To be done:
Begin with the first line of the material and write out each line exactly, ending with the line that contains "92, 94, 96, 98, 100];". Pictures are not part of the copy.

Data provided:
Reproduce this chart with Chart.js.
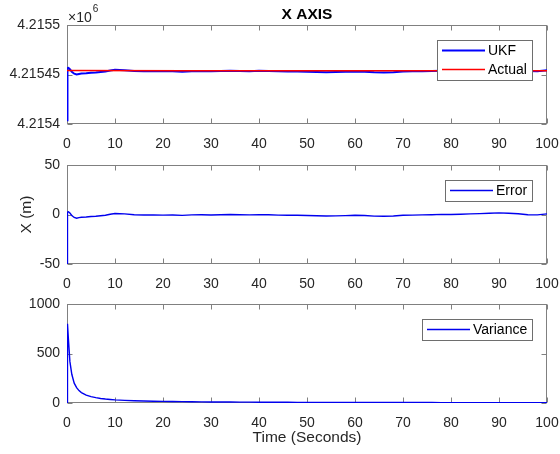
<!DOCTYPE html>
<html>
<head>
<meta charset="utf-8">
<script src="https://cdn.jsdelivr.net/npm/chart.js@4.4.0/dist/chart.umd.min.js"></script>
<style>
  html, body { margin: 0; padding: 0; background: #fff; }
  #wrap { position: relative; width: 560px; height: 454px; overflow: hidden; }
  #wrap canvas { position: absolute; left: 0; }
</style>
</head>
<body>
<div id="wrap">
  <canvas id="posChart" width="560" height="150" style="top:0"></canvas>
  <canvas id="errChart" width="560" height="140" style="top:150px"></canvas>
  <canvas id="varChart" width="560" height="164" style="top:290px"></canvas>
</div>
<script>
// time stamps (s)
const times = [0, 0.1, 0.3, 0.6, 1, 1.5, 2, 2.5, 3, 4, 5, 6, 7, 8, 9, 10,
  12, 14, 16, 18, 20, 22, 24, 26, 28, 30, 32, 34, 36, 38, 40, 42, 44, 46, 48, 50,
  52, 54, 56, 58, 60, 62, 64, 66, 68, 70, 72, 74, 76, 78, 80, 82, 84, 86, 88, 90,
  92, 94, 96, 98, 100];

// UKF estimate of X (m)
const ukfX = [4215403.8, 4215456.3, 4215456.6, 4215455.3, 4215452.8, 4215450.8, 4215450.0, 4215450.6,
  4215451.0, 4215451.3, 4215451.8, 4215452.0, 4215452.6, 4215453.0, 4215454.0, 4215454.8,
  4215454.4, 4215453.6, 4215453.3, 4215453.4, 4215453.2, 4215453.3, 4215452.9, 4215453.4,
  4215453.5, 4215453.3, 4215453.6, 4215453.8, 4215453.5, 4215453.4, 4215453.7, 4215453.5,
  4215453.2, 4215453.0, 4215453.1, 4215452.8, 4215452.5, 4215452.3, 4215452.4, 4215452.7,
  4215453.1, 4215452.8, 4215452.2, 4215452.1, 4215452.3, 4215453.0, 4215453.2, 4215453.4,
  4215453.6, 4215453.9, 4215453.8, 4215454.1, 4215454.4, 4215454.7, 4215455.0, 4215455.4,
  4215455.1, 4215454.6, 4215453.6, 4215453.4, 4215454.4];

// actual X (m)
const actualTimes = [0, 25, 50, 75, 100];
const actualX = [4215454.0, 4215453.8, 4215453.8, 4215453.9, 4215453.8];

// estimation error (m)
const errorX = [-50, 2.5, 2.8, 1.5, -1.0, -3.0, -3.8, -3.2, -2.8, -2.5, -2.0, -1.8, -1.2, -0.8, 0.2, 1.0,
  0.6, -0.2, -0.5, -0.4, -0.6, -0.5, -0.9, -0.4, -0.3, -0.5, -0.2, 0.0, -0.3, -0.4, -0.1,
  -0.3, -0.6, -0.8, -0.7, -1.0, -1.3, -1.5, -1.4, -1.1, -0.7, -1.0, -1.6, -1.7, -1.5, -0.8,
  -0.6, -0.4, -0.2, 0.1, 0.0, 0.3, 0.6, 0.9, 1.2, 1.6, 1.3, 0.8, -0.2, -0.4, 0.6];

// variance
const varianceX = [0, 800, 640, 420, 290, 200, 155, 125, 105, 80, 64, 54, 46, 40, 36, 32,
  27, 23, 20, 18, 16, 15, 13.5, 12.5, 11.5, 10.8, 10, 9.5, 9, 8.5, 8, 7.7, 7.3, 7, 6.7, 6.4,
  6.2, 6, 5.8, 5.6, 5.4, 5.2, 5.1, 4.9, 4.8, 4.6, 4.5, 4.4, 4.3, 4.2, 4.1, 4.0, 3.9, 3.8,
  3.7, 3.6, 3.6, 3.5, 3.4, 3.4, 3.3];

// ticks
const xTicks = [0, 10, 20, 30, 40, 50, 60, 70, 80, 90, 100];
const posTicks = [4215400, 4215450, 4215500];
const posTickLabels = ['4.2154', '4.21545', '4.2155'];
const errTicks = [-50, 0, 50];
const varTicks = [0, 500, 1000];

const FONT = '"Liberation Sans", Arial, Helvetica, sans-serif';
const TEXT = '#262626';
const BLUE = '#0000ee';
Chart.defaults.font.family = FONT;
Chart.defaults.font.size = 14;
Chart.defaults.color = TEXT;

const pts = (xs, ys) => xs.map((t, i) => ({ x: t, y: ys[i] }));

// matlab style box with inward ticks
const axesBox = {
  id: 'axesBox',
  beforeDatasetsDraw(chart) {
    const { ctx, chartArea: a, scales } = chart;
    const L = Math.round(a.left) + 0.5, R = Math.round(a.right) - 0.5;
    const T = Math.round(a.top) + 0.5, B = Math.round(a.bottom) - 0.5;
    ctx.save();
    ctx.strokeStyle = '#808080';
    ctx.lineWidth = 1;
    ctx.strokeRect(L, T, R - L, B - T);
    ctx.beginPath();
    scales.x.ticks.forEach(t => {
      const px = Math.round(scales.x.getPixelForValue(t.value)) + 0.5;
      ctx.moveTo(px, B); ctx.lineTo(px, B - 5);
      ctx.moveTo(px, T); ctx.lineTo(px, T + 5);
    });
    scales.y.ticks.forEach(t => {
      const py = Math.round(scales.y.getPixelForValue(t.value)) + 0.5;
      ctx.moveTo(L, py); ctx.lineTo(L + 5, py);
      ctx.moveTo(R, py); ctx.lineTo(R - 5, py);
    });
    ctx.stroke();
    ctx.restore();
  }
};

// legend box in the upper right corner of the axes
const boxLegend = {
  id: 'boxLegend',
  afterDatasetsDraw(chart) {
    const { ctx, chartArea: a } = chart;
    const sets = chart.data.datasets;
    ctx.save();
    ctx.font = '14px ' + FONT;
    const textW = Math.max(...sets.map(d => ctx.measureText(d.label).width));
    const rowH = 19, lineLen = 43;
    const w = Math.round(5 + lineLen + 3 + textW + 5);
    const h = sets.length * rowH + 2;
    const x0 = Math.round(a.right - 15 - w), y0 = Math.round(a.top + 15);
    ctx.fillStyle = '#fff';
    ctx.fillRect(x0, y0, w, h);
    ctx.strokeStyle = '#6e6e6e';
    ctx.lineWidth = 1;
    ctx.strokeRect(x0 + 0.5, y0 + 0.5, w, h);
    sets.forEach((d, i) => {
      const cy = y0 + 1 + rowH * (i + 0.5);
      ctx.strokeStyle = d.borderColor;
      ctx.lineWidth = Math.max(1.5, d.borderWidth);
      ctx.beginPath();
      ctx.moveTo(x0 + 5, cy);
      ctx.lineTo(x0 + 5 + lineLen, cy);
      ctx.stroke();
      ctx.fillStyle = '#000';
      ctx.textBaseline = 'middle';
      ctx.textAlign = 'left';
      ctx.fillText(d.label, x0 + 5 + lineLen + 3, cy + 0.5);
    });
    ctx.restore();
  }
};

// title and exponent of the top axes
const header = {
  id: 'header',
  afterDraw(chart) {
    const { ctx, chartArea: a } = chart;
    ctx.save();
    ctx.fillStyle = '#000';
    ctx.textBaseline = 'alphabetic';
    ctx.textAlign = 'center';
    ctx.font = 'bold 15.5px ' + FONT;
    ctx.fillText('X AXIS', (a.left + a.right) / 2, 18.5);
    ctx.fillStyle = TEXT;
    ctx.textAlign = 'left';
    ctx.font = '14px ' + FONT;
    ctx.fillText('\u00d710', a.left + 1, 21.5);
    const w = ctx.measureText('\u00d710').width;
    ctx.font = '10px ' + FONT;
    ctx.fillText('6', a.left + 2 + w, 12);
    ctx.restore();
  }
};

function subplot(id, datasets, yTicks, yLabels, o) {
  return new Chart(document.getElementById(id), {
    type: 'line',
    data: { datasets: datasets },
    options: {
      responsive: false,
      animation: false,
      events: [],
      layout: { padding: { top: o.padTop, right: 13, bottom: 0, left: 0 } },
      elements: { point: { radius: 0 }, line: { tension: 0 } },
      plugins: { legend: { display: false }, tooltip: { enabled: false }, title: { display: false } },
      scales: {
        x: {
          type: 'linear', min: 0, max: 100,
          afterBuildTicks: s => { s.ticks = xTicks.map(v => ({ value: v })); },
          afterFit: s => { s.height = o.xHeight; s.paddingLeft = 0; s.paddingRight = 0; },
          grid: { display: false, drawTicks: false },
          border: { display: false },
          ticks: { padding: 11.5, autoSkip: false, maxRotation: 0, color: TEXT, callback: v => String(v) },
          title: o.xTitle ? { display: true, text: o.xTitle, color: TEXT, font: { size: 15.5 }, padding: { top: 7, bottom: 7 } } : { display: false }
        },
        y: {
          type: 'linear', min: yTicks[0], max: yTicks[yTicks.length - 1],
          afterBuildTicks: s => { s.ticks = yTicks.map(v => ({ value: v })); },
          afterFit: s => { s.width = 67; s.paddingTop = 0; s.paddingBottom = 0; },
          grid: { display: false, drawTicks: false },
          border: { display: false },
          ticks: { padding: 7, color: TEXT, callback: (v, i) => yLabels[i] },
          title: o.yTitle ? { display: true, text: o.yTitle, color: TEXT, font: { size: 15.5 }, padding: { top: 17, bottom: 0 } } : { display: false }
        }
      }
    },
    plugins: o.plugins
  });
}

subplot('posChart', [
  { label: 'UKF', data: pts(times, ukfX), borderColor: '#0000ff', borderWidth: 2, order: 2 },
  { label: 'Actual', data: pts(actualTimes, actualX), borderColor: '#ff0000', borderWidth: 1.5, order: 1 }
], posTicks, posTickLabels, { padTop: 25, xHeight: 26, plugins: [axesBox, boxLegend, header] });

subplot('errChart', [
  { label: 'Error', data: pts(times, errorX), borderColor: BLUE, borderWidth: 1.4 }
], errTicks, errTicks.map(String), { padTop: 15, xHeight: 26, yTitle: 'X (m)', plugins: [axesBox, boxLegend] });

subplot('varChart', [
  { label: 'Variance', data: pts(times, varianceX), borderColor: BLUE, borderWidth: 1.4 }
], varTicks, varTicks.map(String), { padTop: 14, xHeight: 51, xTitle: 'Time (Seconds)', plugins: [axesBox, boxLegend] });
</script>
</body>
</html>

Response for this exercise:
Reproduce this chart with Chart.js.
<!DOCTYPE html>
<html>
<head>
<meta charset="utf-8">
<script src="https://cdn.jsdelivr.net/npm/chart.js@4.4.0/dist/chart.umd.min.js"></script>
<style>
  html, body { margin: 0; padding: 0; background: #fff; }
  #wrap { position: relative; width: 560px; height: 454px; overflow: hidden; }
  #wrap canvas { position: absolute; left: 0; }
</style>
</head>
<body>
<div id="wrap">
  <canvas id="posChart" width="560" height="150" style="top:0"></canvas>
  <canvas id="errChart" width="560" height="140" style="top:150px"></canvas>
  <canvas id="varChart" width="560" height="164" style="top:290px"></canvas>
</div>
<script>
// time stamps (s)
const times = [0, 0.1, 0.3, 0.6, 1, 1.5, 2, 2.5, 3, 4, 5, 6, 7, 8, 9, 10,
  12, 14, 16, 18, 20, 22, 24, 26, 28, 30, 32, 34, 36, 38, 40, 42, 44, 46, 48, 50,
  52, 54, 56, 58, 60, 62, 64, 66, 68, 70, 72, 74, 76, 78, 80, 82, 84, 86, 88, 90,
  92, 94, 96, 98, 100];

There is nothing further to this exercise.